===== GIVEN ENTRIES

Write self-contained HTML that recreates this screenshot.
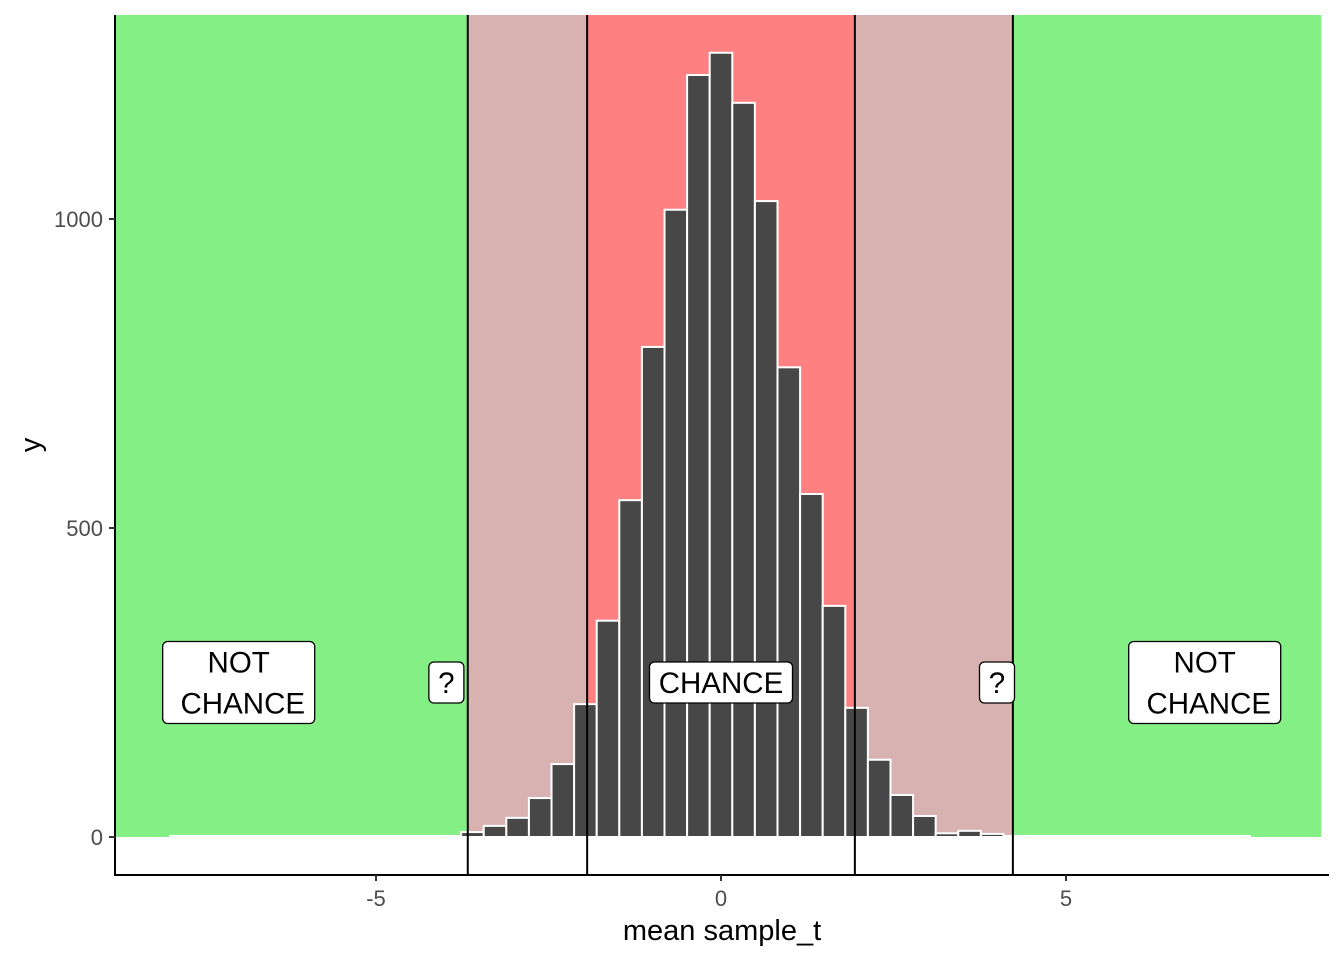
<!DOCTYPE html>
<html><head><meta charset="utf-8"><style>
html,body{margin:0;padding:0;background:#fff;}
svg{display:block;font-family:"Liberation Sans",Arial,sans-serif;}
svg text{white-space:pre;}
</style></head><body>
<svg id="chart" width="1344" height="960" viewBox="0 0 1344 960" xmlns="http://www.w3.org/2000/svg"></svg>
<script>
const binCenters = [-11,-10,-9,-8,-7,-6,-5,-4,-3,-2,-1,0,1,2,3,4,5,6,7,8,9,10,11,12];
const counts = [8,18,31,63,118,215,350,545,793,1015,1233,1269,1188,1029,760,555,374,209,125,68,34,6,10,5];
const binWidth = 0.3275;
const regionBounds = [-8.89, -3.67, -1.94, 1.94, 4.23, 8.7];
const regionColors = ["#84EF84","#D8B1B1","#FF8080","#D8B1B1","#84EF84"];
const regionNames = ["not-chance-left","uncertain-left","chance","uncertain-right","not-chance-right"];
const vlines = [-3.67, -1.94, 1.94, 4.23];
const xTicks = [-5, 0, 5];
const yTicks = [0, 500, 1000];
const labelTexts = [["NOT"," CHANCE"],["?"],["CHANCE"],["?"],["NOT"," CHANCE"]];
const labelX = [-6.99, -3.98, 0, 4.0, 7.01];
const labelY = 250;

const L=115,R=1329,T=15,B=875;
const xs = v => 721 + v*69;
const ys = v => 837 - v*0.618;
const svg = document.getElementById('chart');
const NS='http://www.w3.org/2000/svg';
function mk(tag, attrs, parent){const e=document.createElementNS(NS,tag);for(const k in attrs)e.setAttribute(k,attrs[k]);(parent||svg).appendChild(e);return e;}

for(let i=0;i<regionColors.length;i++){
  const x0=Math.max(L,xs(regionBounds[i])), x1=Math.min(R,xs(regionBounds[i+1]));
  const r=mk('rect',{x:x0,y:T,width:x1-x0,height:ys(0)-T,fill:regionColors[i]});
  
  
}
const zl=mk('line',{x1:169,x2:1251,y1:ys(0)-1,y2:ys(0)-1,stroke:'#fff','stroke-width':2});


for(let i=0;i<binCenters.length;i++){
  const c=binCenters[i]*binWidth;
  const x0=xs(c-binWidth/2), x1=xs(c+binWidth/2);
  const b=mk('rect',{x:x0,y:ys(counts[i]),width:x1-x0,height:ys(0)-ys(counts[i]),fill:'#474747',stroke:'#fff','stroke-width':2});
  
  
}
for(const v of vlines){
  const l=mk('line',{x1:xs(v),x2:xs(v),y1:T,y2:B,stroke:'#000','stroke-width':2});
  
  
}
for(let i=0;i<labelTexts.length;i++){
  const lines=labelTexts[i];
  const g=mk('g',{});
  
  
  const cx=xs(labelX[i]), cy=ys(labelY);
  const lh=41;
  const maxLen=Math.max(...lines.map(s=>s.length));
  const w = maxLen<=1 ? 35 : (maxLen>=7 ? 152 : 143);
  const h=lines.length===1 ? 41 : 82;
  mk('rect',{x:cx-w/2,y:cy-h/2,width:w,height:h,rx:5,fill:'#fff',stroke:'#000','stroke-width':1.3},g);
  lines.forEach((s,j)=>{
    const t=mk('text',{x:cx,y:cy-h/2+31+j*lh,'text-anchor':'middle','font-size':29.5,fill:'#000'},g);
    t.textContent=s;
  });
}
const ax=mk('line',{x1:L,x2:R,y1:B,y2:B,stroke:'#000','stroke-width':2});


const ay=mk('line',{x1:L,x2:L,y1:T,y2:B+1,stroke:'#000','stroke-width':2});


for(const v of xTicks){
  mk('line',{x1:xs(v),x2:xs(v),y1:B,y2:B+6,stroke:'#333','stroke-width':2});
  const t=mk('text',{x:xs(v),y:906,'text-anchor':'middle','font-size':22,fill:'#4D4D4D'});
  t.textContent=v;
  
  
}
for(const v of yTicks){
  mk('line',{x1:L-6,x2:L,y1:ys(v),y2:ys(v),stroke:'#333','stroke-width':2});
  const t=mk('text',{x:L-12,y:ys(v)+8,'text-anchor':'end','font-size':22,fill:'#4D4D4D'});
  t.textContent=v;
  
  
}
const xt=mk('text',{x:722,y:940,'text-anchor':'middle','font-size':29,fill:'#000'});
xt.textContent='mean sample_t';


const yt=mk('text',{x:0,y:0,'text-anchor':'middle','font-size':29,fill:'#000',transform:'translate(40,445) rotate(-90)'});
yt.textContent='y';


</script>
</body></html>
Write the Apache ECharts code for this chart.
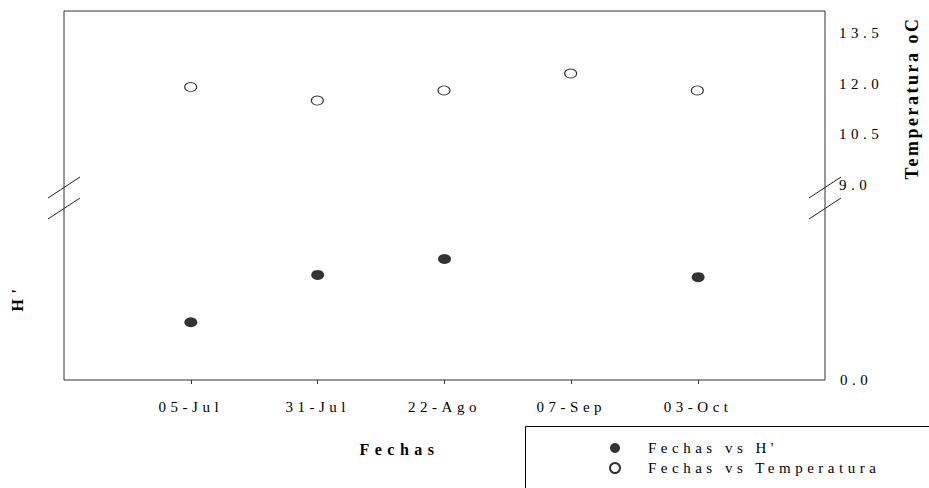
<!DOCTYPE html>
<html>
<head>
<meta charset="utf-8">
<script src="https://cdn.jsdelivr.net/npm/echarts@6/dist/echarts.min.js"></script>
<style>
  html, body { margin: 0; padding: 0; background: #fff; }
  #chart { width: 929px; height: 488px; }
  /* spaced-out lettering, by text size */
  #chart text[style*="15px"] { letter-spacing: 4.5px; }
  #chart text[style*="16px"] { letter-spacing: 5.5px; }
  #chart text[style*="18px"] { letter-spacing: 2.5px; }
</style>
</head>
<body>
<div id="chart"></div>
<script>
// Sampling dates (x categories)
const fechas = ['05-Jul', '31-Jul', '22-Ago', '07-Sep', '03-Oct'];
// Shannon diversity H' per date (no sample on 07-Sep)
const hValues = [1.05, 1.91, 2.20, null, 1.87];
// Water temperature (oC) per date
const tempValues = [11.9, 11.5, 11.8, 12.3, 11.8];

const serieH = "Fechas vs H'";
const serieT = 'Fechas vs Temperatura';

// Layout of the broken frame (pixels)
const L = 64, R = 825, TOP = 11, BOTTOM = 380;
const UPPER_BOTTOM = 185, LOWER_TOP = 215;

// empty slots at both ends so the dates sit inside the frame
const axisCats = [''].concat(fechas, ['']);
const inner = (i) => i > 0 && i < axisCats.length - 1;

const FONT = 'Liberation Serif';

const chart = echarts.init(document.getElementById('chart'), null, { renderer: 'svg' });

// double-slash break marks on both vertical axes
function breakMarks(x) {
  const mid = (UPPER_BOTTOM + LOWER_TOP) / 2 - 2;
  return [-10.5, 10.5].map(dy => ({
    type: 'line',
    shape: { x1: x - 16, y1: mid + dy + 10.5, x2: x + 16, y2: mid + dy - 10.5 },
    style: { stroke: '#222', lineWidth: 1 },
    z: 100
  }));
}

// legend frame, running off the lower right corner
const legendBox = {
  type: 'rect',
  shape: { x: 525.5, y: 426.5, width: 600, height: 200 },
  style: { fill: 'none', stroke: '#000', lineWidth: 1 },
  z: 50
};

chart.setOption({
  animation: false,
  backgroundColor: '#fff',
  textStyle: { fontFamily: FONT, color: '#000' },
  grid: [
    { left: L, right: 929 - R, top: TOP, height: UPPER_BOTTOM - TOP, show: false },
    { left: L, right: 929 - R, top: LOWER_TOP, height: BOTTOM - LOWER_TOP, show: false },
    { left: L, right: 929 - R, top: TOP, height: BOTTOM - TOP, show: true,
      borderColor: '#333', borderWidth: 1, backgroundColor: 'transparent' }
  ],
  xAxis: [
    { gridIndex: 0, type: 'category', data: axisCats, boundaryGap: false, position: 'top',
      axisLine: { show: false }, axisTick: { show: false }, axisLabel: { show: false }, splitLine: { show: false } },
    { gridIndex: 1, type: 'category', data: axisCats, boundaryGap: false, position: 'bottom',
      axisLine: { show: false },
      axisTick: { show: true, length: 4, interval: (i) => inner(i), lineStyle: { color: '#333' } },
      axisLabel: { interval: (i) => inner(i), fontSize: 15, margin: 19, color: '#000', fontFamily: FONT },
      splitLine: { show: false },
      name: 'Fechas', nameLocation: 'middle', nameGap: 61,
      nameTextStyle: { fontSize: 16, fontWeight: 'bold', fontFamily: FONT, color: '#000', padding: [0, 90, 0, 0] } },
    { gridIndex: 2, type: 'category', data: axisCats, show: false }
  ],
  yAxis: [
    { gridIndex: 0, type: 'value', position: 'right', min: 9, max: 14.15, interval: 1.5,
      axisLine: { show: false }, axisTick: { show: false }, splitLine: { show: false },
      axisLabel: { showMaxLabel: false, formatter: (v) => v.toFixed(1), fontSize: 15, margin: 15, color: '#000', fontFamily: FONT },
      name: 'Temperatura oC', nameLocation: 'middle', nameRotate: 90, nameGap: 79,
      nameTextStyle: { fontSize: 18, fontWeight: 'bold', fontFamily: FONT, color: '#000' } },
    { gridIndex: 1, type: 'value', position: 'left', min: 0, max: 3,
      axisLine: { show: false }, axisTick: { show: false }, axisLabel: { show: false }, splitLine: { show: false },
      name: "H'", nameLocation: 'middle', nameRotate: 90, nameGap: 39,
      nameTextStyle: { fontSize: 16, fontWeight: 'bold', fontFamily: FONT, color: '#000' } },
    { gridIndex: 1, type: 'value', position: 'right', min: 0, max: 9, interval: 9,
      axisLine: { show: false }, axisTick: { show: false }, splitLine: { show: false },
      axisLabel: { showMaxLabel: false, formatter: (v) => v.toFixed(1), fontSize: 15, margin: 15, color: '#000', fontFamily: FONT } },
    { gridIndex: 2, type: 'value', show: false }
  ],
  legend: {
    orient: 'vertical', left: 609, top: 438,
    padding: 0, itemGap: 0,
    itemWidth: 12, itemHeight: 10,
    textStyle: { fontSize: 15, lineHeight: 20, fontFamily: FONT, color: '#000', padding: [0, 0, 0, 22] },
    data: [serieH, serieT]
  },
  series: [
    { name: serieH, type: 'scatter', xAxisIndex: 1, yAxisIndex: 1,
      symbol: 'circle', symbolSize: [13, 10],
      itemStyle: { color: '#000' },
      data: fechas.map((f, i) => [f, hValues[i]]).filter(d => d[1] !== null) },
    { name: serieT, type: 'scatter', xAxisIndex: 0, yAxisIndex: 0,
      symbol: 'circle', symbolSize: [12, 9],
      itemStyle: { color: '#fff', borderColor: '#000', borderWidth: 1 },
      data: fechas.map((f, i) => [f, tempValues[i]]) }
  ],
  graphic: breakMarks(L).concat(breakMarks(R), [legendBox])
});
</script>
</body>
</html>
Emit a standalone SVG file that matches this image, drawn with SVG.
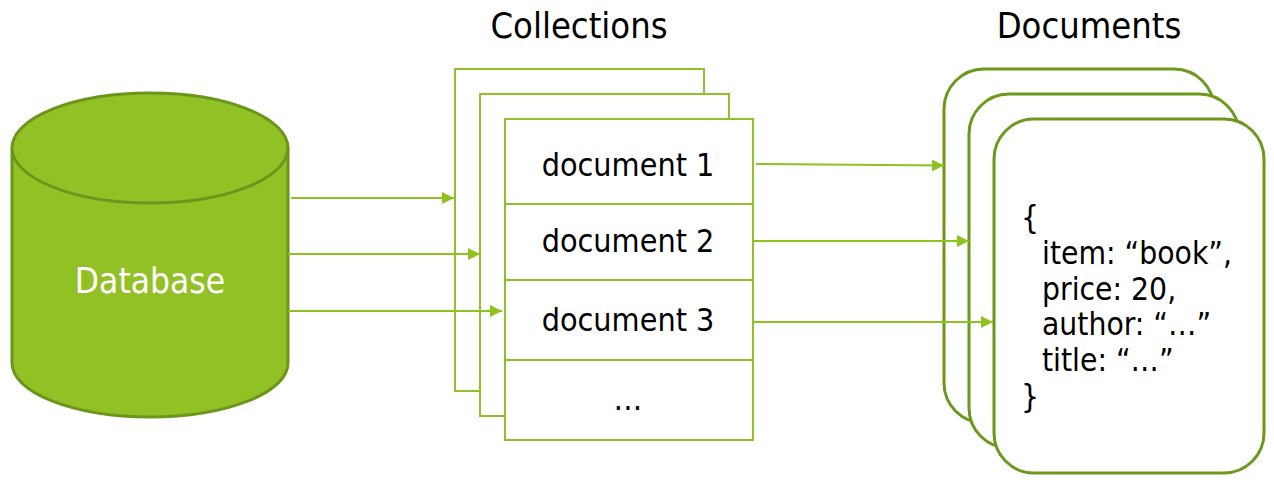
<svg xmlns="http://www.w3.org/2000/svg" width="1274" height="485" viewBox="0 0 1274 485">
<style>
text{font-family:"DejaVu Sans Condensed","Open Sans","Liberation Sans",sans-serif;fill:#000}
.title{font-size:36px;text-anchor:middle}
.cell{fill:#fff;stroke:#92c02a;stroke-width:2}
.lbl{font-size:32px;text-anchor:middle}
.card{fill:#fff;stroke:#6c981c;stroke-width:3}
.json{font-size:31.5px}
.conn{stroke:#8dc21f;stroke-width:2;fill:none}
</style>
<defs>
<marker id="ah" markerUnits="userSpaceOnUse" markerWidth="12" markerHeight="12" refX="12" refY="6" orient="auto">
<path d="M0,0 L12,6 L0,12 z" fill="#8dc21f"/>
</marker>
</defs>
<text class="title" x="579" y="38">Collections</text>
<text class="title" x="1089" y="38">Documents</text>
<g id="database">
<path d="M12,148 L12,363 A138,54 0 0 0 288,363 L288,148" fill="#92c126" stroke="#6b961b" stroke-width="3"/>
<ellipse cx="150" cy="148" rx="138" ry="55" fill="#92c126" stroke="#6b961b" stroke-width="3"/>
<text x="150" y="293" style="font-size:35px;text-anchor:middle;fill:#fff">Database</text>
</g>
<g id="collections">
<rect class="cell" x="455" y="69" width="249" height="322"/>
<rect class="cell" x="480" y="94" width="249" height="322"/>
<rect class="cell" x="505" y="119" width="248" height="321"/>
<line class="cell" x1="505" y1="204" x2="753" y2="204"/>
<line class="cell" x1="505" y1="280" x2="753" y2="280"/>
<line class="cell" x1="505" y1="360" x2="753" y2="360"/>
</g>
<g id="doc1"><text class="lbl" x="628" y="176">document 1</text></g>
<g id="doc2"><text class="lbl" x="628" y="252">document 2</text></g>
<g id="doc3"><text class="lbl" x="628" y="331">document 3</text></g>
<g id="docmore"><text class="lbl" x="628" y="410">…</text></g>
<g id="documents">
<rect class="card" x="944" y="69" width="270" height="354" rx="40" ry="40"/>
<rect class="card" x="969" y="94" width="270" height="354" rx="40" ry="40"/>
<rect class="card" x="994" y="119" width="270" height="354" rx="40" ry="40"/>
<text class="json" x="1021" y="228">{</text>
<text class="json" x="1042" y="264">item: “book”,</text>
<text class="json" x="1042" y="300">price: 20,</text>
<text class="json" x="1042" y="335">author: “…”</text>
<text class="json" x="1042" y="371">title: “…”</text>
<text class="json" x="1021" y="407">}</text>
</g>
<g id="connectors">
<line class="conn" x1="291" y1="198" x2="454" y2="198" marker-end="url(#ah)"/>
<line class="conn" x1="288" y1="254" x2="480" y2="254" marker-end="url(#ah)"/>
<line class="conn" x1="288" y1="311" x2="502" y2="311" marker-end="url(#ah)"/>
<line class="conn" x1="756" y1="164" x2="944" y2="165.5" marker-end="url(#ah)"/>
<line class="conn" x1="753" y1="241" x2="969" y2="241" marker-end="url(#ah)"/>
<line class="conn" x1="753" y1="322" x2="993" y2="322" marker-end="url(#ah)"/>
</g>
</svg>
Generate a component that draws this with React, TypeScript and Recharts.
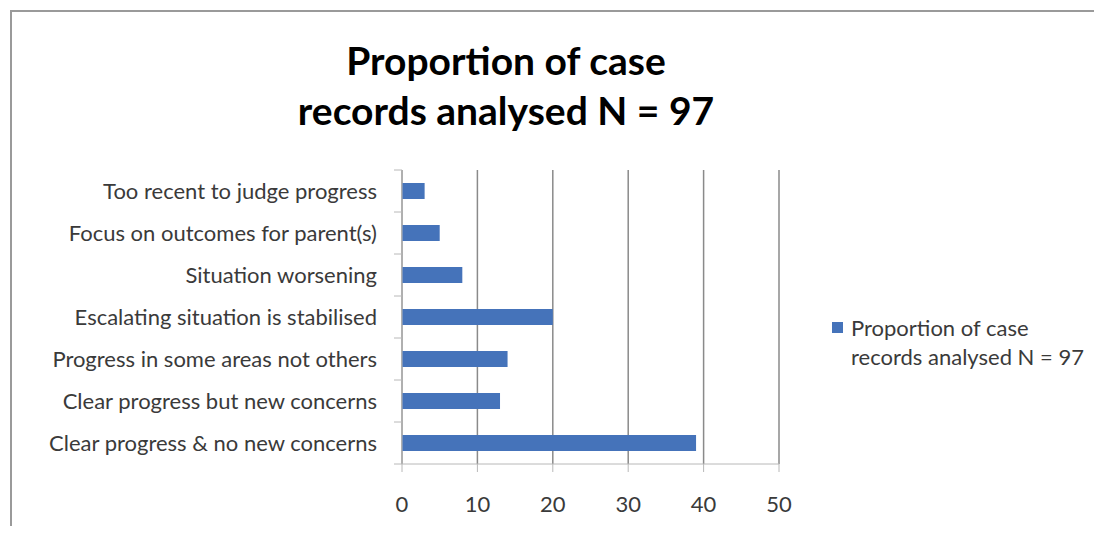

==========

▸ EXERCISE DETAILS: Extract lines where the string "with" occurs.

▸ IN RESPONSE:
Emit a standalone SVG file that matches this image, drawn with SVG.
Generate a component that draws this with React, TypeScript and Recharts.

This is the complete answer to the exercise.